Paul Thomas

Terror Fails as Long as We Stay Grounded

Mar 26, 2016 | The Age of Terror

Are the terrorists winning? Donald Trump thinks they are – “totally.”

But, as goodtime girl Mandy Rice-Davies said when told a married aristocrat denied having slept with her: “Well, he would say that, wouldn’t he?” Trump’s candidacy is based on the proposition that America is going to hell in a handcart and only he can stop it.

Given that terrorism is, first and foremost, propaganda writ large, it could be argued that, if the likely Republican presidential candidate says the terrorists are winning, then they are winning.

Not on the battlefield: according to the Pentagon, in recent months ISIS has lost 40% of the territory it controlled in Iraq and 20% of its territory in Syria. The US led bombing campaign is said to have killed 10,000 frontline fighters. Even so, the bombs in Brussels supposedly show that terrorism poses an existential threat to the west.

The key words here are “the west.” There have been scores of terrorist attacks in the last few months, nearly all of them in Muslim or predominantly Muslim countries. Leaving aside those countries where terrorism is an adjunct to armed civil strife, there have been major terrorist attacks in Burkina Faso, Indonesia, Ivory Coast, Mali, Tunisia and Turkey which reinforces the point that the vast majority of victims of Islamist terror are adherents of Islam.

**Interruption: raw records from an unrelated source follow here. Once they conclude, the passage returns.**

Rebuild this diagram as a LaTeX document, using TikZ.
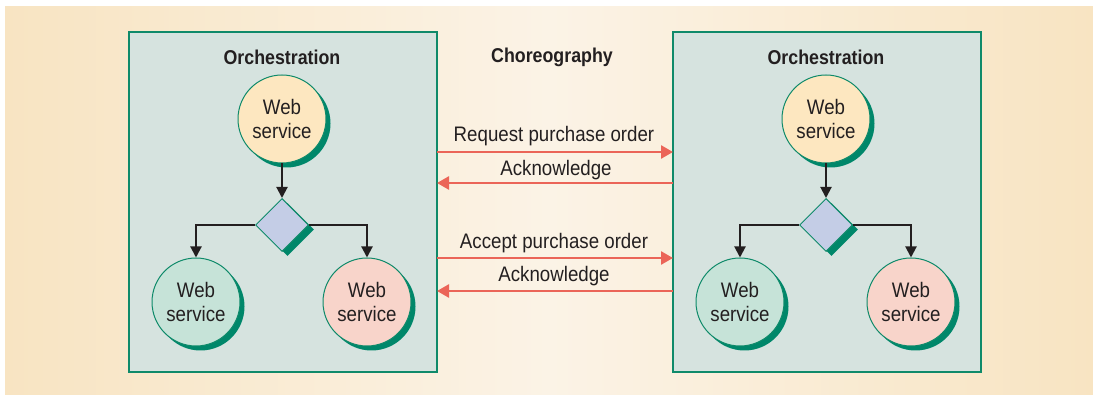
\documentclass[tikz,border=0pt]{standalone}
\usepackage{fontspec}
\setmainfont[FakeStretch=0.89]{Liberation Sans}
\usetikzlibrary{shapes.geometric,arrows.meta}
\definecolor{bgA}{HTML}{F8E4C2}
\definecolor{bgB}{HTML}{FBF3E6}
\definecolor{boxfill}{HTML}{D6E3DF}
\definecolor{boxline}{HTML}{0F8A6A}
\definecolor{shade}{HTML}{00876A}
\definecolor{wsY}{HTML}{FDE7C0}
\definecolor{wsG}{HTML}{C6E3D8}
\definecolor{wsR}{HTML}{F8D4CA}
\definecolor{dia}{HTML}{C4CDE6}
\definecolor{redarr}{HTML}{EB6558}
\definecolor{ink}{HTML}{231F20}
\tikzset{
  orbox/.style={draw=boxline, line width=1.3pt, fill=boxfill},
  ws/.style={circle, draw=boxline, line width=1pt, minimum size=88pt, inner sep=0pt,
    align=center, font=\fontsize{21}{24.5}\selectfont, text=ink},
  wsshadow/.style={circle, fill=shade, minimum size=88pt, inner sep=0pt},
  dec/.style={diamond, draw=boxline, line width=1pt, fill=dia, minimum size=53pt, inner sep=0pt},
  decshadow/.style={diamond, fill=shade, minimum size=53pt, inner sep=0pt},
  flow/.style={draw=ink, line width=2pt, -{Triangle[length=11pt,width=11pt]}},
  msg/.style={draw=redarr, line width=2.6pt, -{Triangle[length=12pt,width=13pt]}},
  title/.style={font=\bfseries\fontsize{20}{24}\selectfont, text=ink},
  msglabel/.style={font=\fontsize{21}{24}\selectfont, text=ink},
}
\begin{document}
\begin{tikzpicture}[x=1pt,y=-1pt]
\useasboundingbox (0,0) rectangle (1093,395);
\fill[white] (0,0) rectangle (1093,395);
\shade[left color=bgA, right color=bgA, middle color=bgB] (5,7) rectangle (1093,395);

\foreach \dx/\nm in {0/L,544/R}{
  \begin{scope}[xshift=\dx]
  \draw[orbox] (129,32) rectangle (437,372);
  \node[title] (orch\nm) at (282,57) {Orchestration};
  % shadows
  \node[wsshadow] at (286.5,123.5) {};
  \node[wsshadow] at (200.5,306.5) {};
  \node[wsshadow] at (371.5,306.5) {};
  \node[decshadow] at (287.5,229.5) {};
  \node[ws, fill=wsY] (top\nm) at (282,119) {Web\\service};
  \node[ws, fill=wsG] (bl\nm) at (196,302) {Web\\service};
  \node[ws, fill=wsR] (br\nm) at (367,302) {Web\\service};
  \node[dec] (d\nm) at (282,225) {};
  \end{scope}
}
\foreach \nm in {L,R}{
  \draw[flow] (top\nm.south) -- (d\nm.north);
  \draw[flow] (d\nm.west) -| (bl\nm.north);
  \draw[flow] (d\nm.east) -| (br\nm.north);
}
\node[title] (choreo) at (552,57) {Choreography};

\coordinate (a1s) at (437,152); \coordinate (a1e) at (673,152);
\coordinate (a2s) at (673,183); \coordinate (a2e) at (437,183);
\coordinate (a3s) at (437,258); \coordinate (a3e) at (673,258);
\coordinate (a4s) at (673,291); \coordinate (a4e) at (437,291);
\draw[msg] (a1s) -- (a1e);
\draw[msg] (a2s) -- (a2e);
\draw[msg] (a3s) -- (a3e);
\draw[msg] (a4s) -- (a4e);
\node[msglabel] (l1) at (554,136) {Request purchase order};
\node[msglabel] (l2) at (556,170) {Acknowledge};
\node[msglabel] (l3) at (554,243) {Accept purchase order};
\node[msglabel] (l4) at (554,276) {Acknowledge};
\end{tikzpicture}
\end{document}
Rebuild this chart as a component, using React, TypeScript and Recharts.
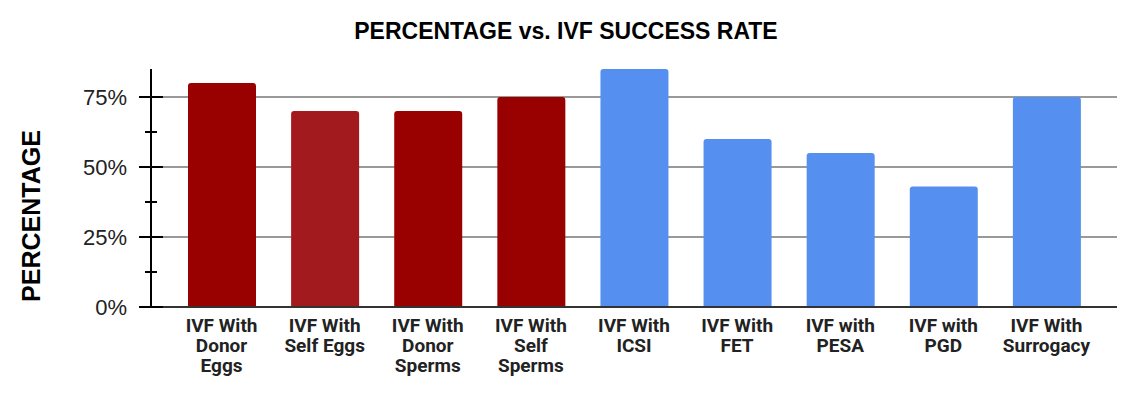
import React from "react";
import { BarChart, Bar, XAxis, YAxis, CartesianGrid, Cell } from "recharts";

const categories = [
  "IVF With\nDonor\nEggs",
  "IVF With\nSelf Eggs",
  "IVF With\nDonor\nSperms",
  "IVF With\nSelf\nSperms",
  "IVF With\nICSI",
  "IVF With\nFET",
  "IVF with\nPESA",
  "IVF with\nPGD",
  "IVF With\nSurrogacy",
];
const successRate = [80, 70, 70, 75, 85, 60, 55, 43, 75];
const barColors = [
  "#990000",
  "#a31a1e",
  "#990000",
  "#990000",
  "#5590f0",
  "#5590f0",
  "#5590f0",
  "#5590f0",
  "#5590f0",
];
const majorTicks = [0, 25, 50, 75];
const minorTicks = [12.5, 37.5, 62.5];
const gridValues = [25, 50, 75];

const data = categories.map((name, i) => ({ name, value: successRate[i] }));

const YTick = (props: any) => {
  const { x, y, payload } = props;
  const major = majorTicks.includes(payload.value);
  if (!major) {
    return <line x1={x - 6} x2={x + 6} y1={y} y2={y} stroke="#000" strokeWidth={2} />;
  }
  return (
    <g>
      <line x1={x - 12} x2={x + 12} y1={y} y2={y} stroke="#000" strokeWidth={2} />
      <text
        x={x - 24}
        y={y}
        dy={8}
        textAnchor="end"
        fontFamily="'Liberation Sans', Arial, sans-serif"
        fontSize={22}
        fill="#222"
      >
        {payload.value}%
      </text>
    </g>
  );
};

const XTick = (props: any) => {
  const { x, y, payload } = props;
  const lines = String(payload.value).split("\n");
  return (
    <text
      x={x}
      y={y}
      textAnchor="middle"
      fontFamily="Roboto, sans-serif"
      fontWeight={700}
      fontSize={19}
      fill="#222"
    >
      {lines.map((l, i) => (
        <tspan key={i} x={x} dy={i === 0 ? 25 : 20}>
          {l}
        </tspan>
      ))}
    </text>
  );
};

export default function App() {
  return (
    <div style={{ position: "absolute", left: 0, top: 0, width: 1135, height: 395, background: "#fff" }}>
      <div
        style={{
          position: "absolute",
          left: 0,
          width: 1132,
          top: 18,
          textAlign: "center",
          fontFamily: "'Liberation Sans', Arial, sans-serif",
          fontWeight: 700,
          fontSize: 23,
          color: "#000",
        }}
      >
        PERCENTAGE vs. IVF SUCCESS RATE
      </div>
      <div
        style={{
          position: "absolute",
          left: 31,
          top: 216,
          transform: "translate(-50%, -50%) rotate(-90deg)",
          fontFamily: "'Liberation Sans', Arial, sans-serif",
          fontWeight: 700,
          fontSize: 25,
          color: "#000",
          whiteSpace: "nowrap",
        }}
      >
        PERCENTAGE
      </div>
      <BarChart
        width={1135}
        height={395}
        data={data}
        margin={{ top: 69, right: 18, bottom: 58, left: 0 }}
      >
        <CartesianGrid
          horizontal
          vertical={false}
          horizontalValues={gridValues}
          stroke="#999"
          strokeWidth={2}
        />
        <XAxis
          dataKey="name"
          interval={0}
          height={30}
          padding={{ left: 19, right: 19 }}
          axisLine={{ stroke: "#333", strokeWidth: 2 }}
          tickLine={false}
          tickSize={0}
          tickMargin={0}
          tick={<XTick />}
        />
        <YAxis
          width={151}
          domain={[0, 85]}
          ticks={[...majorTicks, ...minorTicks].sort((a, b) => a - b)}
          interval={0}
          axisLine={{ stroke: "#000", strokeWidth: 2 }}
          tickLine={false}
          tickSize={0}
          tickMargin={0}
          tick={<YTick />}
        />
        <Bar dataKey="value" barSize={68} radius={[3, 3, 0, 0]} isAnimationActive={false}>
          {data.map((d, i) => (
            <Cell key={d.name} fill={barColors[i]} />
          ))}
        </Bar>
      </BarChart>
    </div>
  );
}
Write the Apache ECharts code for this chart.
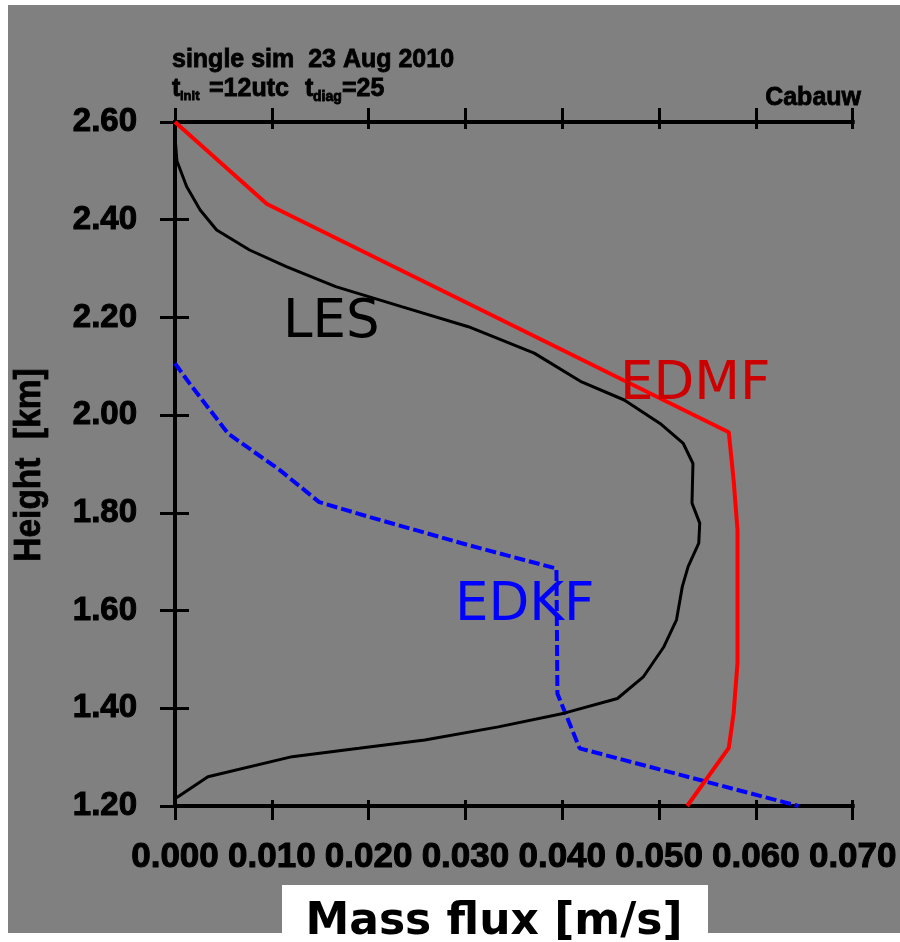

In light of the frequency and scale of the attacks, should we agree with Newstalk ZB host and Herald columnist Larry Williams who wrote after the Brussels bombing, “Fact: the terrorists are succeeding.”

Well, yes and no. Call me a pedant but that’s not a fact; it’s an assertion. It’s certainly the case, though, that the terrorists are succeeding in perpetrating acts of terror. But then they always have and they always will. Security chiefs have repeatedly warned that it’s simply not possible to thwart every single terrorist plot.

Take Britain for example: there are at least 3,000 people on MI5’s database of violent extremists and terrorism expert Jean-Charles Brisard estimates it takes 20 to 25 counter-terrorism officials to maintain surveillance on a single suspect. Resources are finite and somewhere along the line someone’s going to slip through the net. British authorities are now planning for a worst-case scenario of ten simultaneous attacks in London.

The demagogues huff and puff and insist they can stop terrorism by being tough and throwing humanity and the law book out the window. I refer them to the website israelhasbeenterrorattackfreefor.com which, as its name suggests, tracks terrorist incidents in the world’s hardest target. At the time of writing, Israel hadn’t suffered an attack for all of six and a half days.

As to whether they’re succeeding in the wider sense, that’s up to the targets of their bullets, bombs and propaganda.

So when Trump declares that the terrorists are winning, even though they aren’t winning in any meaningful sense of the term, he plays into their hands by stoking public anxiety and inflating the threat.

(One of terrorism’s propaganda tricks is to make a small organisation with limited capacity look all-powerful and its large and powerful adversary look helpless. Suicide bombing your fellow citizens is entry-level stuff: a fortnight ago a single US drone strike on an Al-Shabaab training camp in Somalia took out 150 jihadists.)

And when Trump and Ted Cruz and their European counterparts like Marine Le Pen advocate immigration bans, closed borders, intensive policing of Muslim neighbourhoods, torture and carpet bombing, they compound the mistake by inflating a terror campaign into a quasi-religious war of survival in which the ends justify the means.

Defeating terrorism takes time – not months or years, decades. That in turn requires stoicism, resilience, the ability to absorb these terrible shocks without giving in to defeatism or forgetting who we are and what we stand for.

As Margaret Thatcher said of the 1984 Brighton bombing that very nearly wiped out the entire British government: “We suffered a tragedy not one of us thought could happen in our country. And we picked ourselves up and sorted ourselves out, as all good British people do.”

Notwithstanding the hysteria and fear-mongering, this Easter weekend most Brussels residents will do exactly what they would have done if the bombings hadn’t taken place: go to church or a football match or a movie; spend time with family and friends; go out for a drink or a meal.

The alternative would be to hide in their homes, petrified into paralysis by a risk that’s substantially lower than the one they readily accept every time they get in a car.